Este post aparece aqui na sequência do que fui lendo e escrevendo em blogs de amigos (não foi nisso que a blogaysfera e a blogosfera nos tranformaram já?), acerca das eleições que decorreram hoje. A minha primeira discordância foi com a Sara. Defendia ela, aqui, recorrendo às metáforas futebolísticas, o dever cívico de votar. Seguiu-se o Boss, a quem o facto de ser tripeiro só engrandece [;)], que escreveu este post sobre a temática. Porque penso que o que reflecti e escrevi não deve ficar disperso num sistema de comentários e porque julgo que o assunto merece um pouco mais de sistematização, segue-se este texto.


O direito ao voto é, segundo a disposição da Constituição da República Portuguesa, um direito de participação política. Regula assim o artigo 49.º, n.º 1 - Têm direito de sufrágio todos os cidadãos maiores de dezoito anos, ressalvadas as incapacidades previstas na lei geral. E o n.º 2 - O exercício do direito de sufrágio é pessoal e constitui um dever cívico. Este artigo, portanto, caracteriza o direito ao voto como tendo duas dimensões: é, simultaneamente, um direito e um dever - um direito de participação e um dever cívico. Quer isto dizer, sem mais delongas, que todos podem votar, mas só vota quem quer.

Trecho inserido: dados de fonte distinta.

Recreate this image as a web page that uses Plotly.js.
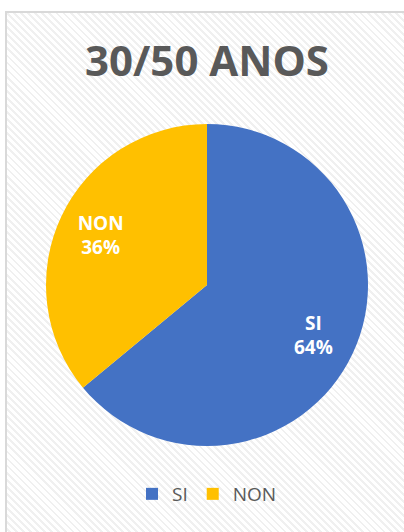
<!DOCTYPE html>
<html>
<head>
<meta charset="utf-8">
<script src="https://cdn.plot.ly/plotly-3.0.1.min.js"></script>
<style>
  html, body { margin: 0; padding: 0; background: #ffffff; width: 404px; height: 532px; overflow: hidden; }
  #frame {
    position: absolute; left: 5px; top: 11px; width: 420px; height: 540px;
    border: 2px solid #d9d9d9; box-sizing: border-box;
    background: repeating-linear-gradient(45deg, #ffffff 0px, #ffffff 3px, #f0f0f0 3px, #f0f0f0 5px);
  }
  #chart { position: absolute; left: 0; top: 0; width: 404px; height: 532px; }
</style>
</head>
<body>
<div id="frame"></div>
<div id="chart"></div>
<script>
const titleText = "30/50 ANOS";
const categories = ["SI", "NON"];
const values = [64, 36];
const colors = ["#4472C4", "#FFC000"];

const pieTrace = {
  type: "pie",
  labels: categories,
  values: values,
  sort: false,
  direction: "clockwise",
  rotation: 0,
  marker: { colors: colors, line: { width: 0 } },
  textinfo: "none",
  hoverinfo: "none"
};

const labelTrace = {
  type: "pie",
  labels: categories,
  values: values,
  sort: false,
  direction: "clockwise",
  rotation: 0,
  hole: 0.46,
  showlegend: false,
  marker: { colors: ["rgba(0,0,0,0)", "rgba(0,0,0,0)"], line: { width: 0 } },
  texttemplate: "%{label}<br>%{percent}",
  textposition: "inside",
  insidetextorientation: "horizontal",
  textfont: { family: "Open Sans, sans-serif", size: 19, color: "#ffffff", weight: "bold" },
  hoverinfo: "none"
};

const layout = {
  width: 404,
  height: 532,
  margin: { l: 46, r: 36, t: 124, b: 86 },
  paper_bgcolor: "rgba(0,0,0,0)",
  plot_bgcolor: "rgba(0,0,0,0)",
  title: {
    text: "<b>" + titleText + "</b>",
    font: { family: "Open Sans, sans-serif", size: 42, color: "#595959" },
    x: 0.5, xref: "paper", xanchor: "center",
    y: 1 - 61 / 532, yref: "container", yanchor: "middle"
  },
  showlegend: true,
  legend: {
    orientation: "h",
    x: 0.5, xref: "paper", xanchor: "center",
    y: 1 - 494 / 532, yref: "container", yanchor: "middle",
    font: { family: "Open Sans, sans-serif", size: 19, color: "#595959" },
    bgcolor: "rgba(0,0,0,0)",
    itemwidth: 30
  }
};

Plotly.newPlot("chart", [pieTrace, labelTrace], layout, { displayModeBar: false, staticPlot: true });
</script>
</body>
</html>
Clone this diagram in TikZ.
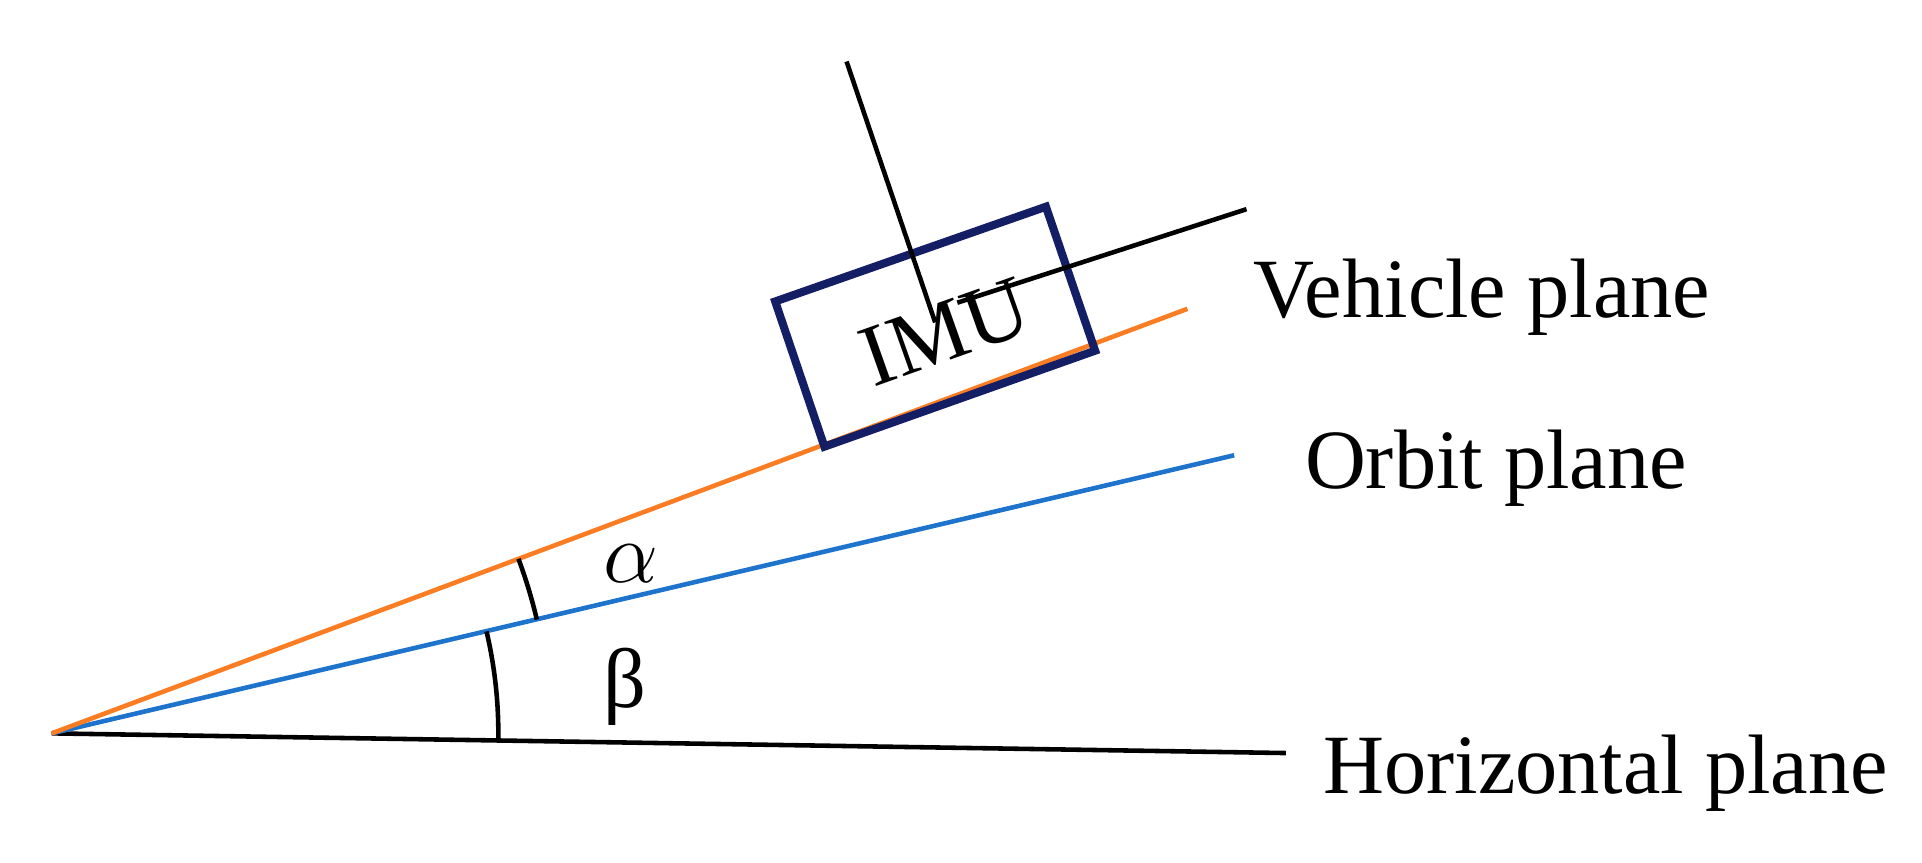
\documentclass[tikz,border=0pt]{standalone}
\usepackage{fontspec}
\setmainfont{Liberation Serif}
\definecolor{orbitblue}{RGB}{30,115,205}
\definecolor{vehorange}{RGB}{250,125,35}
\definecolor{imublue}{RGB}{20,30,100}
\begin{document}
\begin{tikzpicture}[x=0.12305mm,y=-0.12305mm,
    lbl/.style={anchor=base west, inner sep=0pt, font=\fontsize{24}{28}\selectfont}]
    \useasboundingbox (0,0) rectangle (1562,700.6);

    \coordinate (O) at (42,596);
    \coordinate (H) at (1045,612);
    \coordinate (B) at (1003,370);
    \coordinate (V) at (965,251);

    % planes
    \draw[line width=1.3pt] (O) -- (H);
    \draw[line width=1.3pt, orbitblue] (O) -- (B);
    \draw[line width=1.3pt, vehorange] (O) -- (V);

    % IMU body and axes
    \draw[line width=2.3pt, imublue] (630,245) -- (850,168) -- (890,285) -- (670,363) -- cycle;
    \coordinate (C) at (760,262);
    \draw[line width=1.3pt] (688,50) -- (C);
    \draw[line width=1.3pt] (1013,170) -- (778,246);
    \node[rotate=19.5, font=\fontsize{25}{28}\selectfont, inner sep=0pt] (imu) at (768,270) {IMU};

    % angles
    \draw[line width=1.3pt] (O) ++(-13.2:405) arc[start angle=-13.2, end angle=-20.5, radius=405];
    \draw[line width=1.3pt] (O) ++(0.9:363) arc[start angle=0.9, end angle=-13.2, radius=363];
    \node[lbl, font=\fontsize{28}{30}\selectfont] (alpha) at (490,473) {$\alpha$};
    \node[lbl] (beta) at (490,575) {β};

    \node[lbl] (veh) at (1018,258) {Vehicle plane};
    \node[lbl] (orb) at (1060,397) {Orbit plane};
    \node[lbl] (hor) at (1075,645) {Horizontal plane};
\end{tikzpicture}
\end{document}
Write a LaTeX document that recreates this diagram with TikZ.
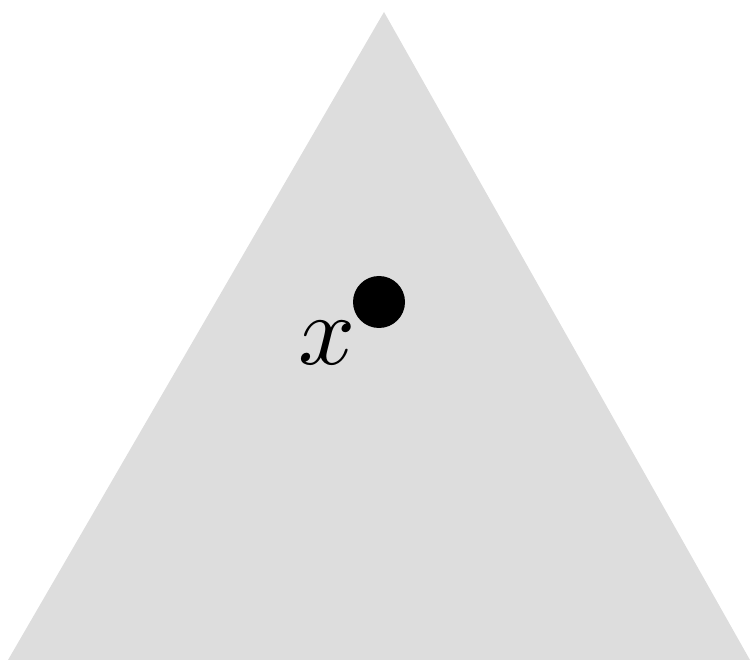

Isto a propósito da elevada abstenção que se verificou em todos os países da U.E., mesmo nos que recentemente a ela aderiram. Chegada a hora da verdade, todos pretendem analisar os seus efeitos e as mensagens subliminares que possa conter. Mas que o cenário seria este, já ninguém duvidava. Seguem-se, vindas de todos os quadrantes, as mais diversas explicações e considerações acerca da abstenção. E quanto a isto, gostaria de deixar aqui escritas algumas ideias.

Naquilo que fui lendo nas minhas andanças blogueiras, uma coisa me desgostou - o facto de os mais empenhados nestas coisas do voto criticarem os menos empenhados.

A meu ver, ninguém deve ser escravo da democracia - o voto é um dever, mas apenas cívico. Se as pessoas não se identificam com os candidatos, com as suas ideias (quando as têm, claro...), com a sua forma de estar na e fazer política, porque diabo hão-de ser forçados a mudar de opinião só para combater a abstenção? Será preferível que os portugueses votem sem convicção (votar só para cumprir o dever) ou que, simplesmente, não votem e sejam honestos com a sua consciência política? Quais os resultados mais verdadeiros, os da primeira, ou os da segunda hipótese?

A questão da abstenção não favorece nenhum partido político, mas também não prejudica apenas este ou aquele. Os efeitos da abstenção terão reflexo em todos os partidos políticos. A estes cabe, agora, olhar para dentro e procurar perceber por que razão não conseguem cativar o interesse dos eleitores; porque razão, a cada eleição que passa, há menos votantes; por que razão, a cada dia que passa, os portugueses se desinteressam mais deles, mas não do seu país...

Porém, o entender do Tiago, entre outros, é diferente do meu. Para ele, o meu raciocínio sobre a cidadania e o dever cívico de votar cai num erro de julgamento. Dizia-me, num comentário no Cacaoccino: o facto é que, se os portugueses não se reveêm nos políticos, no sistema, devem na mesma ir votar. Se acham isso, votem - em branco. Tem, para mim, muito mais valor do que pura e simplesmente não ir votar e dar a entender que se esteve na praia, porque se prefere que outros decidam por nós. O Saramago já defende o mesmo. Mas eu já digo isto há alguns anos.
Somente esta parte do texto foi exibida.